One teacher in the district who advocated for the vote to pass said teachers have an “uphill battle” when they try to curb teen phone use.

“Managing student use of smartphones as a classroom teacher is now more like running a nonstop marathon. It takes a lot of energy and it’s really hard to keep up,” said high school math teacher Jessica Quindel.

This struggle comes despite that the district’s 429,000 students’ phone use was already banned during classes and social media use was limited to “educational purposes” only.

“The school district will now have to develop and present updated cellphone and social media policies within 120 days, or by the fall semester, that would forbid students by the spring semester of the 2024-2025 school year from using cellphones and social media platforms during the school day,” GMA said.

“LAUSD cited possible tactics like locked pouches, cellphone lockers or technological means and promised the policies would be ‘informed by best practices and by input from experts in the field, labor partners, staff, students, and parents.,” GMA reported.

The policy changers will take into consideration those who are dependent on their phones for things like translation.

“The mental health crisis among young people is an emergency — and social media has emerged as an important contributor,” Murthy wrote on Monday.

He reported that last summer’s stats show teens spent an average of five hours per day on social media, and have high rates of anxiety and depression.

Murthy told GMA his proposed warning label for social media will need to get congressional approval. It would appear as a digital label, seen regularly on social media.

“The exact design of it, the frequency with which it appears — that would all be determined in a scientific testing process that we would undergo after Congress authorized the label,” Murthy said. “That’s what we do with tobacco and alcohol labels, and the good news about labels is that we thankfully know from experience that these labels actually do work.
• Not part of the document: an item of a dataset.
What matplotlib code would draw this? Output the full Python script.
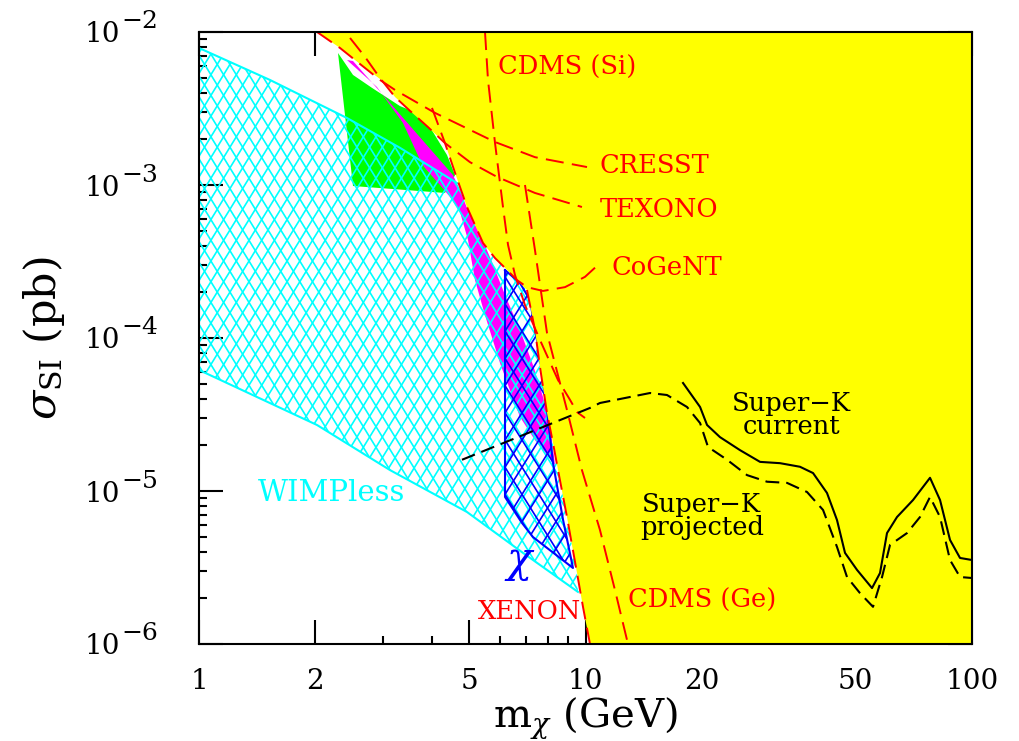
import numpy as np
import matplotlib
matplotlib.use('Agg')
import matplotlib.pyplot as plt
from matplotlib.patches import Polygon
from matplotlib.lines import Line2D
from matplotlib.ticker import FixedLocator, FuncFormatter, LogLocator, NullFormatter

plt.rcParams['font.family'] = 'DejaVu Serif'
plt.rcParams['mathtext.fontset'] = 'dejavuserif'
plt.rcParams['lines.scale_dashes'] = False

# ---- data (mass in GeV, cross section in pb) ----
excluded_mass = [2.02, 2.317, 2.609, 2.94, 3.215, 3.516, 3.913, 4.329, 4.597, 4.936,
                 5.431, 5.833, 6.191, 6.65, 7.056, 7.40, 7.625, 7.95, 8.241, 8.49,
                 8.956, 9.507, 9.851, 10.27]
excluded_sigma = [1.0e-2, 7.86e-3, 6.18e-3, 4.93e-3, 3.76e-3, 3.05e-3, 2.39e-3, 1.88e-3,
                  1.20e-3, 7.18e-4, 4.18e-4, 3.33e-4, 2.87e-4, 2.39e-4, 2.06e-4, 1.13e-4,
                  6.46e-5, 3.24e-5, 2.06e-5, 1.37e-5, 6.76e-6, 2.91e-6, 1.75e-6, 1.0e-6]

cresst_mass = [2.02, 2.317, 2.609, 2.94, 3.215, 4.079, 5.833, 7.40, 10.09]
cresst_sigma = [1.0e-2, 7.86e-3, 6.18e-3, 4.86e-3, 4.18e-3, 2.96e-3, 1.91e-3, 1.52e-3, 1.31e-3]

texono_mass = [2.459, 2.689, 2.94, 3.215, 3.516, 3.913, 4.329, 5.025, 5.902, 7.40, 9.79]
texono_sigma = [9.14e-3, 6.87e-3, 5.00e-3, 3.76e-3, 3.05e-3, 2.39e-3, 1.88e-3, 1.41e-3,
                1.13e-3, 8.87e-4, 7.18e-4]

cogent_mass = [4.007, 4.329, 4.597, 4.936, 5.431, 5.833, 6.191, 6.65, 7.056, 7.762,
               8.851, 9.97, 10.77]
cogent_sigma = [3.19e-3, 1.88e-3, 1.20e-3, 7.18e-4, 4.18e-4, 3.33e-4, 2.87e-4, 2.39e-4,
                2.15e-4, 2.03e-4, 2.15e-4, 2.51e-4, 3.00e-4]

cdms_si_mass = [5.495, 5.594, 5.833, 6.117, 6.303, 6.57, 6.973, 7.625, 8.49, 9.12, 9.507, 9.97]
cdms_si_sigma = [1.0e-2, 4.86e-3, 1.88e-3, 7.18e-4, 4.06e-4, 2.58e-4, 1.64e-4, 9.71e-5,
                 5.31e-5, 3.94e-5, 3.28e-5, 3.00e-5]

cdms_ge_mass = [6.973, 7.40, 7.95, 8.956, 9.79, 10.90, 11.92, 12.88]
cdms_ge_sigma = [1.0e-3, 3.76e-4, 1.08e-4, 3.38e-5, 1.37e-5, 5.56e-6, 2.25e-6, 1.0e-6]

xenon_mass = [7.056, 7.40, 7.625, 7.95, 8.241, 8.49, 8.956, 9.507, 9.851, 10.27]
xenon_sigma = [2.06e-4, 1.13e-4, 6.46e-5, 3.24e-5, 2.06e-5, 1.37e-5, 6.76e-6, 2.91e-6,
               1.75e-6, 1.0e-6]

dama_mass = [2.289, 2.503, 2.804, 3.311, 3.557, 3.96, 4.382, 4.597, 4.329, 2.503]
dama_sigma = [7.29e-3, 5.24e-3, 4.31e-3, 3.28e-3, 3.05e-3, 2.39e-3, 1.57e-3, 1.16e-3,
              8.87e-4, 9.85e-4]

dama_ch_mass = [2.415, 2.503, 3.12, 4.542, 4.735, 4.936, 5.431, 5.73, 6.191, 6.768,
                7.313, 7.762, 8.095, 8.34, 8.095, 7.40, 6.768, 6.303, 6.009, 5.495,
                5.177, 4.966, 4.735, 4.461, 4.203, 3.843, 3.731, 3.372, 2.887]
dama_ch_sigma = [6.56e-3, 6.46e-3, 3.44e-3, 1.16e-3, 9.27e-4, 7.08e-4, 4.31e-4, 3.14e-4,
                 1.91e-4, 1.13e-4, 6.66e-5, 4.12e-5, 2.70e-5, 1.48e-5, 1.64e-5, 2.15e-5,
                 3.05e-5, 4.93e-5, 6.86e-5, 1.41e-4, 2.39e-4, 4.37e-4, 6.66e-4, 8.35e-4,
                 1.0e-3, 1.29e-3, 1.46e-3, 2.54e-3, 4.37e-3]

wimpless_upper_mass = [1.0, 1.526, 2.415, 3.311, 4.651]
wimpless_upper_sigma = [7.86e-3, 4.86e-3, 2.74e-3, 1.75e-3, 1.03e-3]
wimpless_lower_mass = [1.0, 2.02, 3.12, 4.936, 6.89, 9.56]
wimpless_lower_sigma = [6.18e-5, 2.70e-5, 1.37e-5, 7.29e-6, 3.94e-6, 2.19e-6]

neutralino_mass = [6.191, 6.768, 7.183, 7.489, 7.67, 7.95, 8.241, 8.75, 9.28, 7.313, 6.85, 6.191]
neutralino_sigma = [2.78e-4, 2.29e-4, 1.77e-4, 9.71e-5, 6.66e-5, 3.38e-5, 1.52e-5, 6.46e-6,
                    3.14e-6, 5.00e-6, 6.18e-6, 9.14e-6]

superk_now_mass = [17.88, 19.79, 20.63, 22.28, 25.10, 28.29, 31.87, 35.89, 38.79, 42.15,
                   44.74, 46.93, 50.41, 55.12, 57.81, 60.27, 63.97, 70.38, 77.87, 82.66,
                   87.72, 93.11, 100]
superk_now_sigma = [5.08e-5, 3.54e-5, 2.70e-5, 2.25e-5, 1.85e-5, 1.55e-5, 1.52e-5, 1.44e-5,
                    1.31e-5, 9.71e-6, 6.46e-6, 3.94e-6, 3.05e-6, 2.32e-6, 2.91e-6, 5.31e-6,
                    6.76e-6, 8.73e-6, 1.22e-5, 8.73e-6, 4.79e-6, 3.65e-6, 3.54e-6]

superk_proj_mass = [4.791, 6.89, 10.27, 10.90, 14.69, 16.25, 18.31, 19.79, 20.75, 23.24,
                    26.18, 29.49, 33.22, 37.42, 41.17, 44.74, 47.49, 51.31, 55.45, 58.51,
                    61.36, 67.90, 73.36, 77.87, 82.66, 87.72, 93.11, 100]
superk_proj_sigma = [1.60e-5, 2.32e-5, 3.49e-5, 3.76e-5, 4.37e-5, 4.24e-5, 3.54e-5, 2.78e-5,
                     1.94e-5, 1.60e-5, 1.27e-5, 1.15e-5, 1.13e-5, 9.85e-6, 7.52e-6, 4.31e-6,
                     2.74e-6, 2.15e-6, 1.75e-6, 2.74e-6, 4.44e-6, 5.31e-6, 6.76e-6, 9.14e-6,
                     6.76e-6, 3.54e-6, 2.74e-6, 2.70e-6]

x_major_ticks = [1, 2, 5, 10, 20, 50, 100]
x_minor_ticks = [3, 4, 6, 7, 8, 9, 30, 40, 60, 70, 80, 90]
y_exponents = [-6, -5, -4, -3, -2]

RED = '#ff0000'
CYAN = '#00ffff'
BLUE = '#0000ff'
YELLOW = '#ffff00'


def crosshatch(ax, mass, sigma, color, step, slope, lw, z):
    """Diamond cross-hatch (in pixel space) clipped to a polygon in data space."""
    patch = Polygon(np.column_stack([mass, sigma]), closed=True, facecolor='none',
                    edgecolor='none', transform=ax.transData)
    ax.add_patch(patch)
    pos = ax.get_position()
    W = pos.width * fig.get_figwidth() * fig.dpi
    H = pos.height * fig.get_figheight() * fig.dpi
    span = H / slope
    for c in np.arange(-span, W + span, step):
        for sgn in (1, -1):
            ln = Line2D([c / W, (c + sgn * span) / W], [0, 1], transform=ax.transAxes,
                        color=color, lw=lw, zorder=z)
            ln.set_clip_path(patch)
            ax.add_line(ln)


fig = plt.figure(figsize=(10.19, 7.41), dpi=100)
ax = fig.add_axes([199 / 1019, 97 / 741, 773 / 1019, 612 / 741])
ax.set_xscale('log')
ax.set_yscale('log')
ax.set_xlim(1, 100)
ax.set_ylim(1e-6, 1e-2)

# DAMA regions
ax.fill(dama_mass, dama_sigma, color='#00ff00', lw=0, zorder=1)
ax.fill(dama_ch_mass, dama_ch_sigma, color='#ff00ff', lw=0, zorder=2)

# WIMPless region: upper edge, excluded boundary on the right, lower edge back
keep = [(m, s) for m, s in zip(excluded_mass, excluded_sigma)
        if wimpless_lower_sigma[-1] < s < wimpless_upper_sigma[-1] and m > wimpless_upper_mass[-1]]
wl_m = wimpless_upper_mass + [k[0] for k in keep] + wimpless_lower_mass[::-1]
wl_s = wimpless_upper_sigma + [k[1] for k in keep] + wimpless_lower_sigma[::-1]
crosshatch(ax, wl_m, wl_s, CYAN, 12.7, 1.63, 1.2, 3)
ax.plot(wimpless_upper_mass, wimpless_upper_sigma, color=CYAN, lw=1.5, zorder=3)
ax.plot(wimpless_lower_mass, wimpless_lower_sigma, color=CYAN, lw=1.5, zorder=3)

# neutralino region
crosshatch(ax, neutralino_mass, neutralino_sigma, BLUE, 17, 1.6, 1.2, 4)
ax.plot(neutralino_mass + neutralino_mass[:1], neutralino_sigma + neutralino_sigma[:1],
        color=BLUE, lw=1.5, zorder=4)

# excluded region
ax.fill(excluded_mass + [100, 100], excluded_sigma + [1e-6, 1e-2], color=YELLOW, lw=0, zorder=5)

dash = (0, (13, 6))
for m, s in [(cresst_mass, cresst_sigma), (texono_mass, texono_sigma),
             (cogent_mass, cogent_sigma), (cdms_si_mass, cdms_si_sigma),
             (cdms_ge_mass, cdms_ge_sigma), (xenon_mass, xenon_sigma)]:
    ax.plot(m, s, color=RED, lw=1.4, linestyle=dash, zorder=6)

ax.plot(superk_now_mass, superk_now_sigma, color='black', lw=1.5, zorder=7)
ax.plot(superk_proj_mass, superk_proj_sigma, color='black', lw=1.5,
        linestyle=(0, (10, 5)), zorder=7)

# labels
lab = dict(fontsize=18.5, zorder=8, va='center')
ax.text(5.94, 5.90e-3, 'CDMS (Si)', color=RED, ha='left', **lab)
ax.text(10.90, 1.35e-3, 'CRESST', color=RED, ha='left', **lab)
ax.text(10.90, 6.87e-4, 'TEXONO', color=RED, ha='left', **lab)
ax.text(11.71, 2.91e-4, 'CoGeNT', color=RED, ha='left', **lab)
ax.text(12.88, 1.94e-6, 'CDMS (Ge)', color=RED, ha='left', **lab)
ax.text(7.18, 1.62e-6, 'XENON', color=RED, ha='center', **lab)
ax.text(1.421, 9.71e-6, 'WIMPless', color=CYAN, ha='left', fontsize=21, va='center', zorder=8)
ax.text(6.77, 3.44e-6, r'$\chi$', color=BLUE, ha='center', va='center', fontsize=30, zorder=8)
ax.text(34.2, 3.14e-5, 'Super\u2212K\ncurrent', color='black', ha='center', va='center',
        fontsize=18.5, linespacing=0.9, zorder=8)
ax.text(20.0, 6.87e-6, 'Super\u2212K\nprojected', color='black', ha='center', va='center',
        fontsize=18.5, linespacing=0.9, zorder=8)

# axes styling
ax.xaxis.set_major_locator(FixedLocator(x_major_ticks))
ax.xaxis.set_minor_locator(FixedLocator(x_minor_ticks))
ax.xaxis.set_major_formatter(FuncFormatter(lambda v, p: f'{v:g}'))
ax.xaxis.set_minor_formatter(NullFormatter())
ax.yaxis.set_major_locator(LogLocator(base=10, numticks=10))
ax.yaxis.set_minor_locator(LogLocator(base=10, subs=np.arange(2, 10), numticks=20))
ax.yaxis.set_major_formatter(NullFormatter())
ax.yaxis.set_minor_formatter(NullFormatter())
ax.tick_params(which='both', direction='in', top=True, right=True, width=1.5, color='black')
ax.tick_params(which='major', length=17, labelsize=20)
ax.tick_params(axis='x', which='major', pad=17)
ax.tick_params(which='minor', length=6)
for sp in ax.spines.values():
    sp.set_linewidth(1.5)
    sp.set_zorder(10)

# y tick labels: "10" with a near full-size exponent, as in the original
ytrans = ax.get_yaxis_transform()
for e in y_exponents:
    ax.annotate('10', xy=(0, 10.0 ** e), xycoords=ytrans, xytext=(-79, -3),
                textcoords='offset pixels', ha='right', va='center', fontsize=20,
                annotation_clip=False)
    ax.annotate('\u2212%d' % (-e), xy=(0, 10.0 ** e), xycoords=ytrans, xytext=(-78, 10),
                textcoords='offset pixels', ha='left', va='center', fontsize=18,
                annotation_clip=False)

ax.set_xlabel(r'm$_\chi$ (GeV)', fontsize=29)
ax.xaxis.set_label_coords(0.5, -0.084)
ax.set_ylabel(r'$\sigma_{\rm SI}$ (pb)', fontsize=31)
ax.yaxis.set_label_coords(-0.171, 0.5)

fig.savefig('out.png', dpi=100, facecolor='white')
In the case of tobacco labels, they are effective in increasing awareness and in changing behavior.”

In 2023, Florida banned phone use in public school classrooms. The Manchester Public School District in Connecticut currently mandates that student must keep phones in locked pouches when they enter school. Oklahoma, Indiana, Kansas, Washington, and Vermont have proposed similar rules.

Movieguide® reported on Florida’s ground-breaking social media ban in March:

Florida just passed a law that bans children under 13 from creating accounts on social media.

“It’s not designed to address the content per se, which may receive certain First Amendment protections, but it’s designed to address the addictive qualities, the addictive features of social media,” said Melissa Henson, Vice President of Programs for Parents Television and Media Council.

The law, called “HB 3,” bans children under 13 and requires parental consent for 14 and 15-year-olds who wish to make accounts. It also requires pornography sites to use age verification methods for their users. The law will not go into effect until Jan. 1, 2025.